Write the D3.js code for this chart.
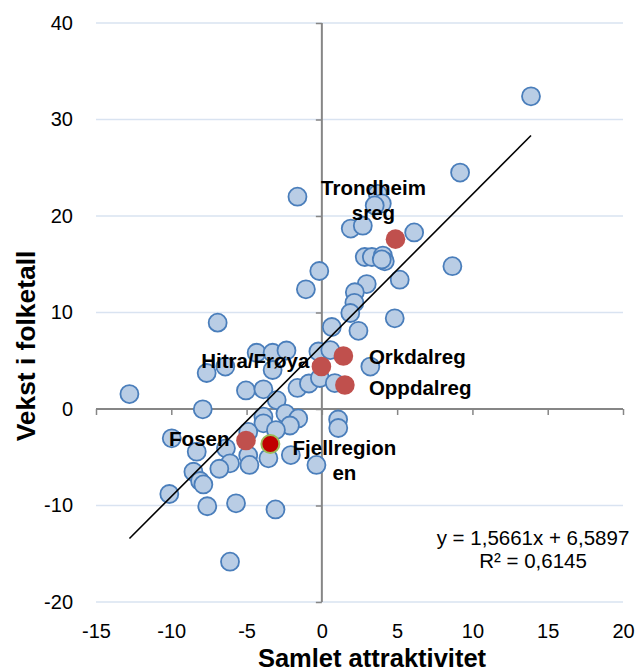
<!DOCTYPE html>
<html>
<head>
<meta charset="utf-8">
<script src="https://cdn.jsdelivr.net/npm/d3@7"></script>
<style>
  html, body { margin: 0; padding: 0; background: #fff; }
  svg { display: block; font-family: "Liberation Sans", Arial, sans-serif; }
</style>
</head>
<body>
<svg id="chart" width="637" height="672"></svg>
<script>
// Municipalities: total attractiveness (x) vs. population growth (y)
const regionX = [13.89, 9.18, -1.62, 3.71, 3.98, 3.51, 1.92, 2.72, 6.13, 2.85,
  3.32, 4.05, 4.18, 3.98, 8.67, -0.17, -1.06, 2.98, 5.17, 2.19,
  2.16, 1.89, 0.66, 2.43, 4.84, -6.92, -4.33, -3.27, -2.35, -0.23,
  0.56, -7.65, -6.41, -3.27, 3.22, -5.04, -3.88, -3.00, -1.62, -0.86,
  -0.13, 0.86, -12.78, -7.91, -3.88, -3.88, -2.42, -1.57, -2.12, -3.05,
  -4.89, 1.08, 1.09, -9.97, -8.31, -6.37, -4.89, -4.81, -3.55, -6.10,
  -6.81, -8.53, -8.09, -7.87, -10.13, -7.61, -5.70, -3.08, -2.06, -0.36,
  -6.10];
const regionY = [32.4, 24.5, 22.0, 22.3, 21.3, 21.1, 18.7, 19.0, 18.3, 15.75,
  15.75, 15.9, 15.3, 15.5, 14.8, 14.3, 12.4, 12.95, 13.4, 12.1,
  11.0, 9.95, 8.5, 8.1, 9.4, 8.95, 5.83, 5.83, 6.06, 5.96,
  6.11, 3.73, 4.4, 4.04, 4.4, 1.92, 2.04, 0.93, 2.18, 2.64,
  3.21, 2.69, 1.55, -0.03, -0.8, -1.48, -0.47, -0.98, -1.71, -2.18,
  -2.38, -1.09, -1.97, -3.04, -4.42, -4.07, -4.82, -5.8, -5.11, -5.63,
  -6.19, -6.5, -7.46, -7.82, -8.81, -10.08, -9.77, -10.41, -4.77, -5.8,
  -15.82];

// Highlighted regions
const highlightNames = ["Trondheimsreg", "Orkdalreg", "Hitra/Frøya", "Oppdalreg", "Fosen", "Fjellregionen"];
const highlightX = [4.89, 1.43, -0.03, 1.53, -5.04, -3.42];
const highlightY = [17.6, 5.49, 4.4, 2.49, -3.26, -3.63];

// Linear trend line (from the stated equation)
const trendSlope = 1.5661;
const trendIntercept = 6.5897;
const trendLabel = ["y = 1,5661x + 6,5897", "R² = 0,6145"];

const xTicks = [-15, -10, -5, 0, 5, 10, 15, 20];
const yTicks = [-20, -10, 0, 10, 20, 30, 40];
const xTitle = "Samlet attraktivitet";
const yTitle = "Vekst i folketall";

const svg = d3.select("#chart");
const plot = { left: 96, right: 623, top: 23, bottom: 602 };

const x = d3.scaleLinear().domain([-15, 20]).range([plot.left, plot.right]);
const y = d3.scaleLinear().domain([-20, 40]).range([plot.bottom, plot.top]);

// horizontal gridlines
svg.append("g")
  .selectAll("line")
  .data(yTicks.filter(d => d !== 0))
  .join("line")
  .attr("x1", plot.left).attr("x2", plot.right)
  .attr("y1", d => y(d)).attr("y2", d => y(d))
  .attr("stroke", "#d9e3f1").attr("stroke-width", 1.5);

// axes crossing at zero, ticks pointing outward
const axisColor = "#868686";
const yAxis = svg.append("g")
  .attr("transform", `translate(${x(0)},0)`)
  .call(d3.axisLeft(y).tickValues(yTicks).tickSize(6).tickFormat(""));
const xAxis = svg.append("g")
  .attr("transform", `translate(0,${y(0)})`)
  .call(d3.axisBottom(x).tickValues(xTicks).tickSize(6).tickFormat(""));
[yAxis, xAxis].forEach(g => {
  g.select(".domain").attr("stroke", axisColor).attr("stroke-width", 2);
  g.selectAll(".tick line").attr("stroke", axisColor).attr("stroke-width", 1.5);
});
// the domain path draws outer ticks; replace with a plain line
yAxis.select(".domain").attr("d", `M0,${plot.top}V${plot.bottom}`);
xAxis.select(".domain").attr("d", `M${plot.left},0H${plot.right}`);

// tick labels at the low side of the plot
const yLab = svg.append("g")
  .attr("transform", `translate(${plot.left - 23},0)`)
  .call(d3.axisLeft(y).tickValues(yTicks).tickSize(0).tickPadding(0).tickFormat(d => String(d)));
yLab.select(".domain").remove();
yLab.selectAll("text").attr("font-size", 20).attr("fill", "#000")
  .attr("font-family", "'Liberation Sans', Arial, sans-serif");

const xLab = svg.append("g")
  .attr("transform", `translate(0,${plot.bottom + 22})`)
  .call(d3.axisBottom(x).tickValues(xTicks).tickSize(0).tickPadding(0).tickFormat(d => String(d)));
xLab.select(".domain").remove();
xLab.selectAll("text").attr("font-size", 20).attr("fill", "#000")
  .attr("font-family", "'Liberation Sans', Arial, sans-serif");

// axis titles
svg.append("text")
  .attr("x", 372).attr("y", 666.5)
  .attr("text-anchor", "middle")
  .attr("font-size", 25.5).attr("font-weight", "bold")
  .text(xTitle);
svg.append("text")
  .attr("transform", "translate(34.5,346) rotate(-90)")
  .attr("text-anchor", "middle")
  .attr("font-size", 26.4).attr("font-weight", "bold")
  .text(yTitle);

// regions
const regions = regionX.map((v, i) => ({ x: v, y: regionY[i] }));
svg.append("g")
  .selectAll("circle")
  .data(regions)
  .join("circle")
  .attr("cx", d => x(d.x)).attr("cy", d => y(d.y))
  .attr("r", 9)
  .attr("fill", "#b9cde5")
  .attr("stroke", "#4a7ebb")
  .attr("stroke-width", 1.8);

// trend line across the data range
const allX = regionX.concat(highlightX);
const [xMin, xMax] = d3.extent(allX);
svg.append("line")
  .attr("x1", x(xMin)).attr("y1", y(trendSlope * xMin + trendIntercept))
  .attr("x2", x(xMax)).attr("y2", y(trendSlope * xMax + trendIntercept))
  .attr("stroke", "#000").attr("stroke-width", 1.6);

// highlighted regions
const highlights = highlightNames.map((n, i) => ({ name: n, x: highlightX[i], y: highlightY[i] }));
svg.append("g")
  .selectAll("circle")
  .data(highlights)
  .join("circle")
  .attr("cx", d => x(d.x)).attr("cy", d => y(d.y))
  .attr("r", d => d.name === "Fjellregionen" ? 9 : 9.8)
  .attr("fill", d => d.name === "Fjellregionen" ? "#c00000" : "#c0504d")
  .attr("stroke", d => d.name === "Fjellregionen" ? "#9bbb59" : "none")
  .attr("stroke-width", 2);

// region labels: lines, anchor and offset from the marker
const labelLayout = {
  "Trondheimsreg": { lines: ["Trondheim", "sreg"], anchor: "middle", dx: -22, dy: -44 },
  "Orkdalreg": { lines: ["Orkdalreg"], anchor: "start", dx: 25.5, dy: 7.5 },
  "Hitra/Frøya": { lines: ["Hitra/Frøya"], anchor: "end", dx: -12, dy: 1.8 },
  "Oppdalreg": { lines: ["Oppdalreg"], anchor: "start", dx: 24, dy: 10 },
  "Fosen": { lines: ["Fosen"], anchor: "end", dx: -16.5, dy: 5.5 },
  "Fjellregionen": { lines: ["Fjellregion", "en"], anchor: "middle", dx: 74, dy: 11 }
};
const labels = svg.append("g")
  .attr("font-size", 20.5).attr("font-weight", "bold").attr("fill", "#000");
highlights.forEach(d => {
  const L = labelLayout[d.name];
  const t = labels.append("text")
    .attr("text-anchor", L.anchor)
    .attr("x", x(d.x) + L.dx)
    .attr("y", y(d.y) + L.dy);
  L.lines.forEach((line, i) => {
    t.append("tspan")
      .attr("x", x(d.x) + L.dx)
      .attr("dy", i === 0 ? 0 : 24.5)
      .text(line);
  });
});

// trend equation
const eq = svg.append("text")
  .attr("text-anchor", "middle")
  .attr("font-size", 20.5).attr("fill", "#000");
trendLabel.forEach((line, i) => {
  eq.append("tspan").attr("x", 533).attr("y", 545 + i * 22.5).text(line);
});
</script>
</body>
</html>
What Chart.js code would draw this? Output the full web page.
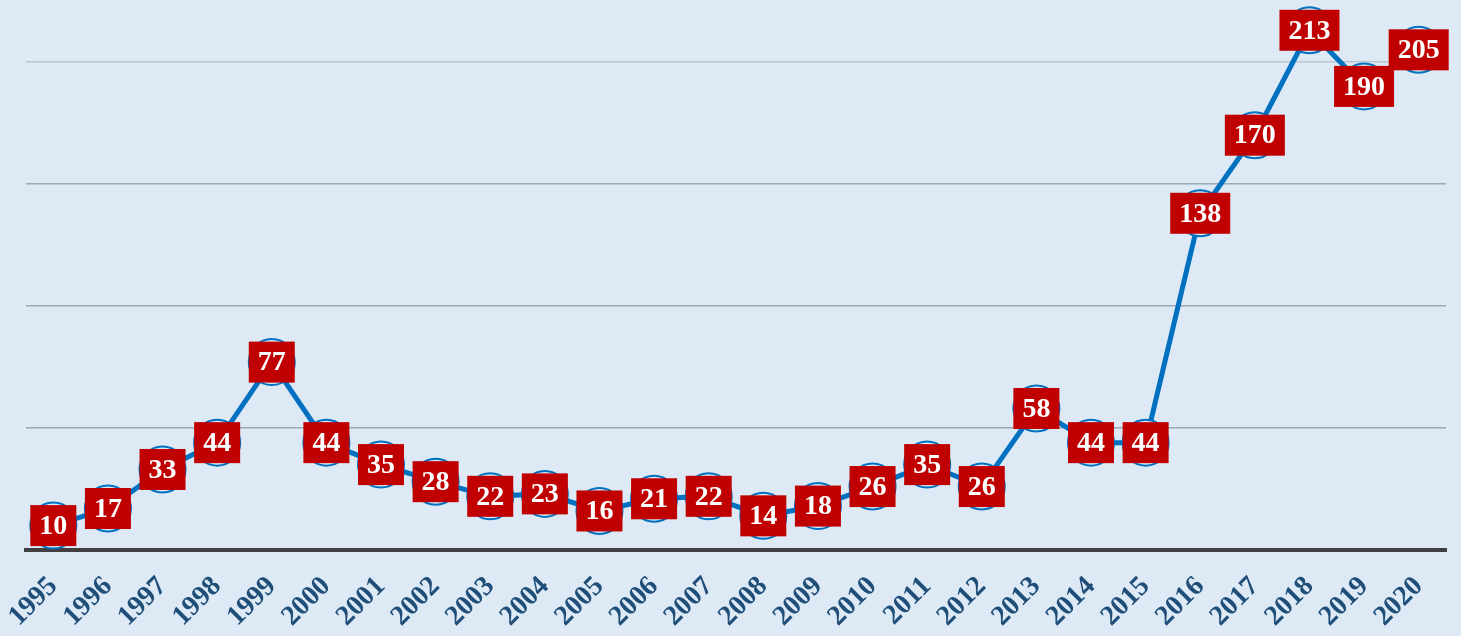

----------

PROBLEM DETAILS >> Note every line above where the string "code" shows up, and copy those lines.

EXERCISE RESPONSE >>
Write the D3.js code for this chart.
What Chart.js code would draw this? Output the full web page.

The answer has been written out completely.